**Source excerpt:**
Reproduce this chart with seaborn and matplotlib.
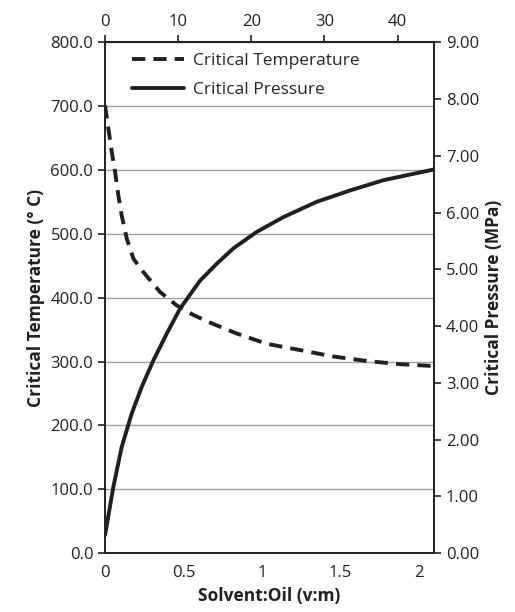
import matplotlib
matplotlib.use("Agg")
import matplotlib.pyplot as plt
import seaborn as sns
import pandas as pd

# values
ratio_t = [0.0, 0.015, 0.043, 0.064, 0.085, 0.106, 0.138, 0.181, 0.245, 0.351,
           0.457, 0.564, 0.66, 0.84, 1.03, 1.245, 1.457, 1.67, 1.88, 2.1]
temp_c = [701, 675, 628, 597, 560, 529, 493, 461, 440, 409,
          388, 373, 362, 344, 328, 318, 308, 301, 296, 293]

ratio_p = [0.0, 0.053, 0.106, 0.170, 0.234, 0.309, 0.394, 0.479, 0.606, 0.713,
           0.819, 0.968, 1.138, 1.351, 1.564, 1.776, 2.1]
press_mpa = [0.32, 1.17, 1.87, 2.46, 2.93, 3.40, 3.87, 4.31, 4.80, 5.10,
             5.37, 5.66, 5.92, 6.19, 6.39, 6.57, 6.76]

top_ticks = [0, 10, 20, 30, 40]

sns.set_style("white")
plt.rcParams['font.family'] = ['Open Sans', 'DejaVu Sans']

dft = pd.DataFrame({"ratio": ratio_t, "temp": temp_c})
dfp = pd.DataFrame({"ratio": ratio_p, "press": press_mpa})

fig = plt.figure(figsize=(5.15, 6.12), dpi=100)
ax = fig.add_axes([0.204, 0.096, 0.639, 0.835])
ax2 = ax.twinx()

sns.lineplot(data=dft, x="ratio", y="temp", ax=ax, color="#231f20", lw=2.8,
             label="Critical Temperature", legend=False)
ax.lines[0].set_dashes([3.4, 2.1])
sns.lineplot(data=dfp, x="ratio", y="press", ax=ax2, color="#231f20", lw=2.8,
             label="Critical Pressure", legend=False)

ax.set_xlim(0, 2.1)
ax.set_ylim(0, 800)
ax2.set_ylim(0, 9)
ax.set_yticks(range(0, 801, 100))
ax.set_yticklabels([f"{v:.1f}" for v in range(0, 801, 100)])
ax2.set_yticks(range(0, 10))
ax2.set_yticklabels([f"{v:.2f}" for v in range(0, 10)])
ax.set_xticks([0, 0.5, 1, 1.5, 2])
ax.set_xticklabels(["0", "0.5", "1", "1.5", "2"])

ax.yaxis.grid(True, color="#a0a0a0", lw=1)
ax.set_axisbelow(True)

top = ax.secondary_xaxis("top", functions=(lambda x: x * 45 / 2.1, lambda x: x * 2.1 / 45))
top.set_xticks(top_ticks)

for a in (ax, ax2):
    for s in a.spines.values():
        s.set_color("#231f20")
        s.set_linewidth(1.2)
for a in (ax, ax2, top):
    a.tick_params(direction="out", length=5, width=1.2, color="#231f20",
                  labelsize=12, labelcolor="#231f20")
top.spines["top"].set_linewidth(1.2)

ax.set_xlabel("Solvent:Oil (v:m)", fontsize=12.5, fontweight="bold", color="#231f20")
ax.set_ylabel("Critical Temperature (° C)", fontsize=12.5, fontweight="bold", color="#231f20")
ax2.set_ylabel("Critical Pressure (MPa)", fontsize=12.5, fontweight="bold", color="#231f20")

h1, l1 = ax.get_legend_handles_labels()
h2, l2 = ax2.get_legend_handles_labels()
ax.legend(h1 + h2, l1 + l2, loc="upper left", frameon=False, fontsize=12.5,
          handlelength=3.0, handletextpad=0.5, borderaxespad=0.2,
          bbox_to_anchor=(0.05, 1.0), labelspacing=0.75)

fig.savefig("out.png", dpi=100)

**What to work on:**
Starting at the top of the listing above, please restate word for word each line up to and including the one that holds "import pandas as pd", omitting every image.

**Written response:**
Reproduce this chart with seaborn and matplotlib.
import matplotlib
matplotlib.use("Agg")
import matplotlib.pyplot as plt
import seaborn as sns
import pandas as pd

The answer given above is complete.